3.2We are proposing a Trusts Act that is not simply an updated, revised and reformulated Trustee Act 1956, although such updating or reformulation is keenly needed. Rather, we are proposing an enlarged statute that, in addition to covering the matters currently dealt with in the Trustee Act, will cover such matters as the duties of trustees and the circumstances in which liability for such duties can be avoided. We have set out a more comprehensive characterisation of what a trust is and recommend expressly confirming that the courts ought to have the power, as they now have, to declare that what purports to be a trust is in fact not a trust.
3.3Once enacted, the new Trusts Act will therefore include important matters that are not covered by the current Trustee Act. However, it is not our intention, in recommending the enactment of a new Trusts Act, to create a code which completely supplants the common law, principles of equity, or the creative role of judges.

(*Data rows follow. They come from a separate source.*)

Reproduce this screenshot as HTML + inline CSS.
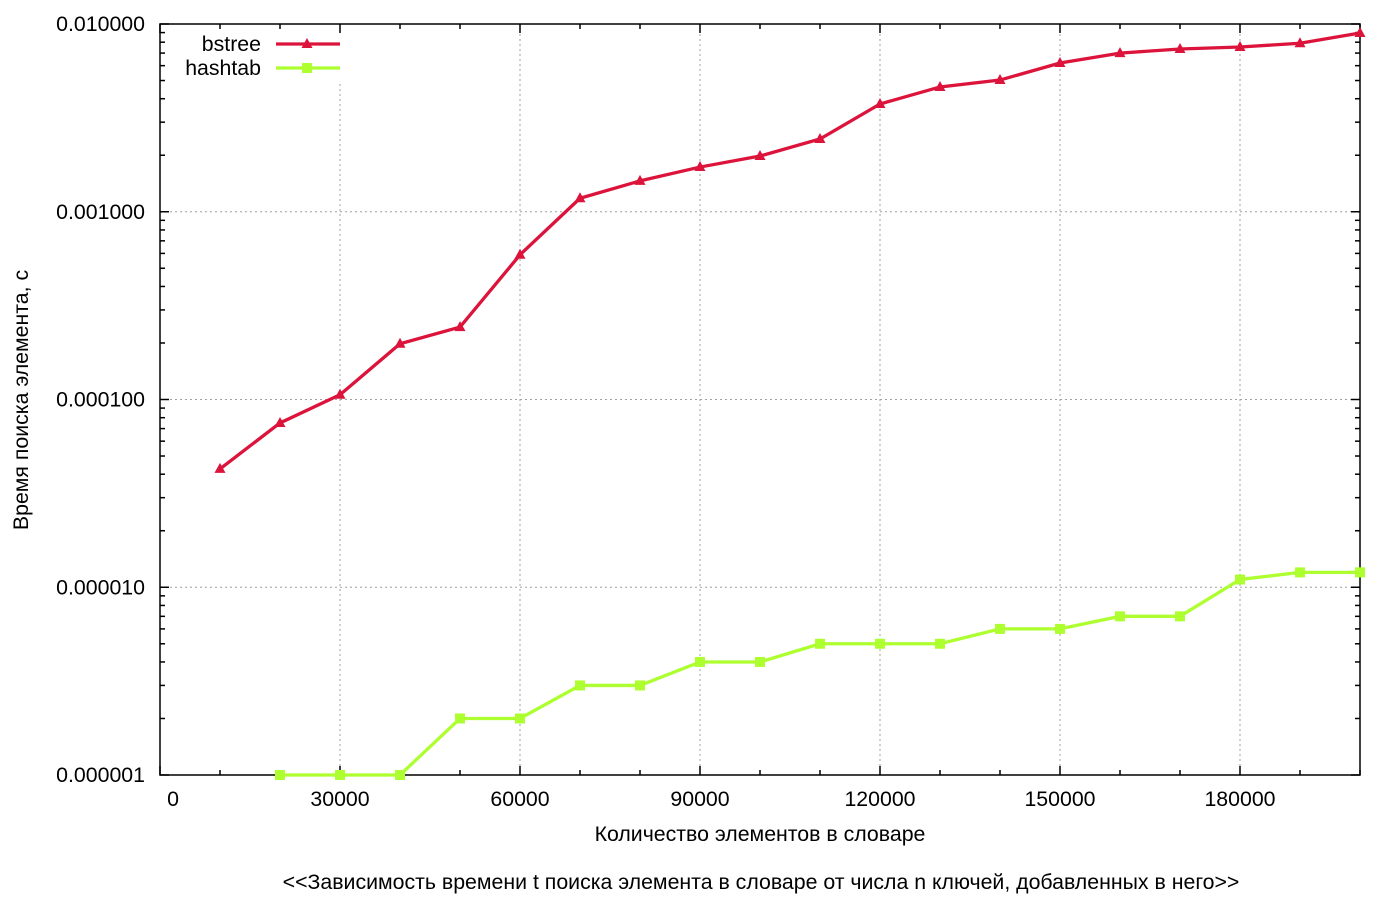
<!DOCTYPE html>
<html><head><meta charset="utf-8"><style>
html,body{margin:0;padding:0;background:#fff;}
svg text{font-family:"Liberation Sans",sans-serif;font-size:21.3px;fill:#000;}
</style></head><body>
<svg id="chart" width="1400" height="900" xmlns="http://www.w3.org/2000/svg"></svg>
<script>
const xValues=[10000,20000,30000,40000,50000,60000,70000,80000,90000,100000,110000,120000,130000,140000,150000,160000,170000,180000,190000,200000];
const bstreeValues=[4.27e-5,7.5e-5,1.06e-4,1.98e-4,2.43e-4,5.9e-4,1.18e-3,1.46e-3,1.73e-3,1.98e-3,2.44e-3,3.75e-3,4.62e-3,5.03e-3,6.2e-3,7.0e-3,7.36e-3,7.54e-3,7.9e-3,8.95e-3];
const hashXValues=[20000,30000,40000,50000,60000,70000,80000,90000,100000,110000,120000,130000,140000,150000,160000,170000,180000,190000,200000];
const hashtabValues=[1e-6,1e-6,1e-6,2e-6,2e-6,3e-6,3e-6,4e-6,4e-6,5e-6,5e-6,5e-6,6e-6,6e-6,7e-6,7e-6,1.1e-5,1.2e-5,1.2e-5];
const xTickValues=[0,30000,60000,90000,120000,150000,180000];
const yTickValues=[1e-6,1e-5,1e-4,1e-3,1e-2];
const yTickLabels=["0.000001","0.000010","0.000100","0.001000","0.010000"];

const L=160,R=1360,T=24,B=775;
const sx=v=>L+(v/200000)*(R-L);
const sy=v=>B-(Math.log10(v)+6)/4*(B-T);
const svg=document.getElementById('chart');
const NS='http://www.w3.org/2000/svg';
function mk(tag,attrs,parent){const e=document.createElementNS(NS,tag);for(const k in attrs)e.setAttribute(k,attrs[k]);(parent||svg).appendChild(e);return e;}

const grid=mk('g',{});


xTickValues.forEach(v=>{const x=sx(v);if(x>L)mk('line',{x1:x,y1:T,x2:x,y2:B,stroke:'#a0a0a0','stroke-width':1,'stroke-dasharray':'2,3'},grid);});
yTickValues.forEach(v=>{const y=sy(v);if(y>T&&y<B)mk('line',{x1:L,y1:y,x2:R,y2:y,stroke:'#a0a0a0','stroke-width':1,'stroke-dasharray':'2,3'},grid);});

mk('rect',{x:170,y:30,width:180,height:52,fill:'#fff'});

const ticks=mk('g',{stroke:'#000','stroke-width':1.5});


for(let v=0;v<=200000;v+=10000){const x=sx(v);const len=(v%30000===0)?9:5;
 mk('line',{x1:x,y1:B,x2:x,y2:B-len},ticks);mk('line',{x1:x,y1:T,x2:x,y2:T+len},ticks);}
for(let d=-6;d<-2;d++){for(let m=1;m<10;m++){const y=sy(m*Math.pow(10,d));const len=m===1?9:5;
 mk('line',{x1:L,y1:y,x2:L+len,y2:y},ticks);mk('line',{x1:R,y1:y,x2:R-len,y2:y},ticks);}}
{const y=sy(1e-2);mk('line',{x1:L,y1:y,x2:L+9,y2:y},ticks);mk('line',{x1:R,y1:y,x2:R-9,y2:y},ticks);}

const frame=mk('rect',{x:L,y:T,width:R-L,height:B-T,fill:'none',stroke:'#000','stroke-width':1.5});



xTickValues.forEach(v=>{const t=mk('text',{x:sx(v)+(v===0?13:0),y:806,'text-anchor':'middle'});t.textContent=String(v);
 
 });
yTickValues.forEach((v,i)=>{const t=mk('text',{x:145,y:sy(v)+7,'text-anchor':'end'});t.textContent=yTickLabels[i];
 
 });

function series(xs,ys,color,marker,name){
 const g=mk('g',{});
 
 
 mk('polyline',{points:xs.map((x,i)=>sx(x)+','+sy(ys[i])).join(' '),fill:'none',stroke:color,'stroke-width':3.3},g);
 xs.forEach((x,i)=>{const px=sx(x),py=sy(ys[i]);let m;
  if(marker==='tri')m=mk('polygon',{points:`${px},${py-6} ${px-5.5},${py+4} ${px+5.5},${py+4}`,fill:color},g);
  else m=mk('rect',{x:px-5,y:py-5,width:10,height:10,fill:color},g);
  
  });
}
series(xValues,bstreeValues,'#dc143c','tri','bstree');
series(hashXValues,hashtabValues,'#adff2f','sq','hashtab');

const lg=mk('g',{});


[['bstree','#dc143c','tri',44],['hashtab','#adff2f','sq',68]].forEach(([n,c,m,y])=>{
 const t=mk('text',{x:261,y:y+7,'text-anchor':'end'},lg);t.textContent=n;
 
 
 mk('line',{x1:276,y1:y,x2:340,y2:y,stroke:c,'stroke-width':3.3},lg);
 if(m==='tri')mk('polygon',{points:`307,${y-6} 301.5,${y+4} 312.5,${y+4}`,fill:c},lg);
 else mk('rect',{x:302,y:y-5,width:10,height:10,fill:c},lg);
});

let t=mk('text',{x:760,y:841,'text-anchor':'middle'});t.textContent='Количество элементов в словаре';


t=mk('text',{x:0,y:0,'text-anchor':'middle',transform:'translate(28,400) rotate(-90)'});t.textContent='Время поиска элемента, с';


t=mk('text',{x:761,y:889,'text-anchor':'middle'});t.textContent='<<Зависимость времени t поиска элемента в словаре от числа n ключей, добавленных в него>>';


</script>
</body></html>
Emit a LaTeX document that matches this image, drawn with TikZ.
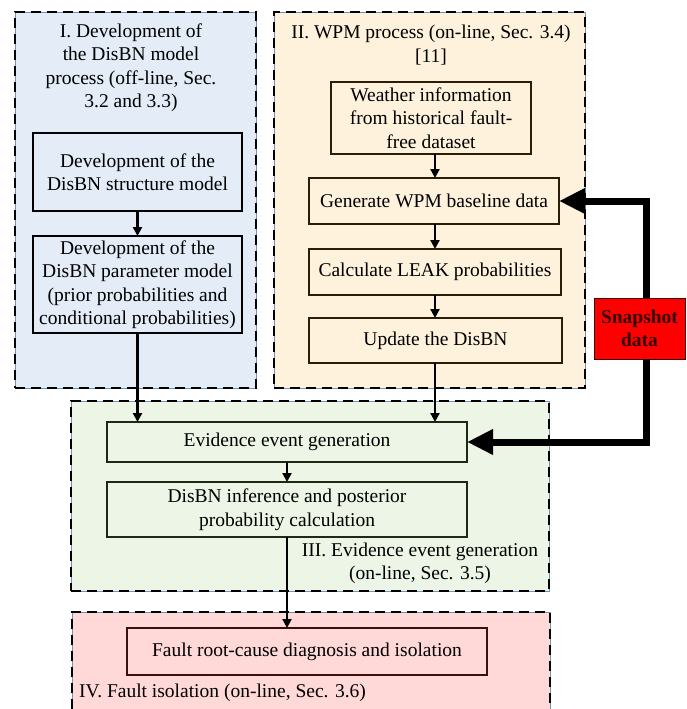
\documentclass[tikz,border=0pt]{standalone}
\usepackage{fontspec}
\setmainfont{Liberation Serif}
\usetikzlibrary{arrows.meta,calc}
\definecolor{pblue}{RGB}{227,236,247}
\definecolor{pcream}{RGB}{255,242,220}
\definecolor{pgreen}{RGB}{237,245,230}
\definecolor{ppink}{RGB}{255,216,216}
\definecolor{edgeblue}{RGB}{110,145,190}
\definecolor{snapred}{RGB}{255,0,0}
\definecolor{snaptext}{RGB}{50,0,0}
\begin{document}
\begin{tikzpicture}[x=1pt,y=-1pt,
  font=\fontsize{19.5}{23.5}\selectfont,
  panel/.style={draw=edgeblue, line width=0.8pt,
    postaction={draw=black, line width=2.6pt, dash pattern=on 10pt off 6pt},
    inner sep=0pt, outer sep=0pt},
  panelfill/.style={inner sep=0pt, outer sep=0pt},
  box/.style={draw=black, line width=1.5pt, align=center, inner sep=0pt, outer sep=0pt},
  lbl/.style={align=center, inner sep=0pt},
  arr/.style={line width=2.2pt, -{Triangle[length=9pt,width=9pt]}},
  thickarr/.style={line width=7pt, -{Triangle[length=26pt,width=24pt]}},
]
\useasboundingbox (0,0) rectangle (686,709);

% panels
\node[panel, fill=pblue, minimum width=241pt, minimum height=376pt] (P1) at (135.5,200) {};
\node[panel, fill=pcream, minimum width=311pt, minimum height=376pt] (P2) at (429.5,200) {};
\node[panel, fill=pgreen, minimum width=478pt, minimum height=190pt] (P3) at (310,496) {};
\node[panelfill, fill=ppink, minimum width=478pt, minimum height=97pt] (P4) at (311,660.5) {};
\draw[draw=edgeblue, line width=0.8pt,
    postaction={draw=black, line width=2.6pt, dash pattern=on 10pt off 6pt}]
  (P4.south west) -- (P4.north west) -- (P4.north east) -- (P4.south east);

% panel titles
\node[lbl] (T1) at (131,67.5) {I. Development of\\the DisBN model\\process (off-line, Sec.\\3.2 and 3.3)};
\node[lbl] (T2) at (431,45) {II. WPM process (on-line, Sec. 3.4)\\[0pt][11]};
\node[lbl] (T3) at (420,563.5) {III. Evidence event generation\\(on-line, Sec. 3.5)};
\node[lbl, anchor=west] (T4) at (79,693) {IV. Fault isolation (on-line, Sec. 3.6)};

% boxes of panel I
\node[box, minimum width=209pt, minimum height=78pt] (S1) at (137.5,172) {Development of the\\DisBN structure model};
\node[box, minimum width=209pt, minimum height=97pt] (S2) at (137.5,284.5) {Development of the\\DisBN parameter model\\(prior probabilities and\\conditional probabilities)};

% boxes of panel II
\node[box, draw={rgb,255:red,40;green,30;blue,10}, minimum width=200pt, minimum height=72pt] (W1) at (431,118) {Weather information\\from historical fault-\\free dataset};
\node[box, draw={rgb,255:red,40;green,30;blue,10}, minimum width=250pt, minimum height=46pt] (W2) at (434,201) {Generate WPM baseline data};
\node[box, draw={rgb,255:red,40;green,30;blue,10}, minimum width=252pt, minimum height=46pt] (W3) at (435,272) {Calculate LEAK probabilities};
\node[box, draw={rgb,255:red,40;green,30;blue,10}, minimum width=253pt, minimum height=45pt] (W4) at (435.5,340.5) {Update the DisBN};

% boxes of panel III
\node[box, draw={rgb,255:red,30;green,40;blue,20}, minimum width=360pt, minimum height=40pt] (E1) at (287,442) {Evidence event generation};
\node[box, draw={rgb,255:red,30;green,40;blue,20}, minimum width=360pt, minimum height=55pt] (E2) at (287,509.5) {DisBN inference and posterior\\probability calculation};

% box of panel IV
\node[box, draw={rgb,255:red,60;green,15;blue,15}, minimum width=360pt, minimum height=47pt] (F1) at (307,651.5) {Fault root-cause diagnosis and isolation};

% snapshot
\node[box, fill=snapred, draw={rgb,255:red,60;green,0;blue,0}, line width=1pt, text=snaptext, font=\fontsize{19.5}{23.5}\selectfont\bfseries, minimum width=91pt, minimum height=61pt] (Snap) at (639.5,328.5) {Snapshot\\data};

% connectors
\coordinate (cx) at (435,0);
\coordinate (sx) at (646,0);
\draw[arr] (S1.south) -- (S2.north);
\draw[arr] (S2.south) -- (S2.south |- E1.north);
\draw[arr] (cx |- W1.south) -- (cx |- W2.north);
\draw[arr] (cx |- W2.south) -- (cx |- W3.north);
\draw[arr] (cx |- W3.south) -- (cx |- W4.north);
\draw[arr] (cx |- W4.south) -- (cx |- E1.north);
\draw[arr] (E1.south) -- (E2.north);
\draw[arr] (E2.south) -- (E2.south |- F1.north);
\draw[thickarr] (sx |- Snap.north) |- (W2.east);
\draw[thickarr] (sx |- Snap.south) |- (E1.east);
\end{tikzpicture}
\end{document}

3.4In general our proposals have been well received. Submitters and consultees have provided comments and suggestions on most of the particular proposals, and we have taken these into account in formulating this Report. Some of the more critical comments have related to our proposal to set out in statute the characteristics of an express trust, and the mandatory and default duties of trustees. Some of the criticism has related to matters of detail, and we have tried to incorporate responses to that criticism within the recommendations we have made. Other criticism has been focused on the general wisdom of providing a definition of trust or explication of duties at all. This criticism is concerned that something would be lost in the translation of general equitable principles into statutory form, and that what we are proposing will stultify and freeze notions of the trust and trustees’ duties.
3.5The Commission, however, is determined that the new Trusts Act should contain both the characteristics of an express trust and duties, both mandatory and default, that are owed by trustees. There would be, in our view, real costs in not taking the opportunity provided by a new Trusts Act to set out basic matters that all settlors, trustees and beneficiaries ought to know. Indeed, it is the very popularity of the trust in New Zealand, and the democratic nature of its use, that have led us to this conclusion. Trusts in New Zealand are not settled or administered by only a learned few, but by many New Zealanders, who are entitled to know what legal obligations they owe and are owed, and what their rights are. Moreover, we firmly believe that the main threat to the institution of the trust comes not from the articulation of the characteristics of express trusts or of duties, but from the general lack of appreciation of what those characteristics and duties are.
3.6We have been somewhat reassured about our position through discussions of our proposals with our reference group and through consultation meetings. Initial concern has often dissipated into a degree of acceptance, and the reflection that these general provisions are of real value. We are providing indicative drafting of the first part of the proposed Act to show how we believe that the necessary balance of certainty and flexibility in the provisions can be maintained.
3.8In any event, there are important limitations both on how the new Trusts Act will operate and in its scope. The articulation of the characteristics of the trust, and the articulation of trustees’ duties, will make the Trusts Act the primary source of trust law in New Zealand, but it will not contain everything that conceivably needs to be known about the law of trusts. For example, we have taken the view that little would be gained, and much would be complicated, by the attempt to articulate remedies that might flow from the finding that there is no express trust, or the finding that a trustee’s obligation has been breached. Equity in this area has, in our view, developed a sophistication that will be extremely difficult for a statute to match.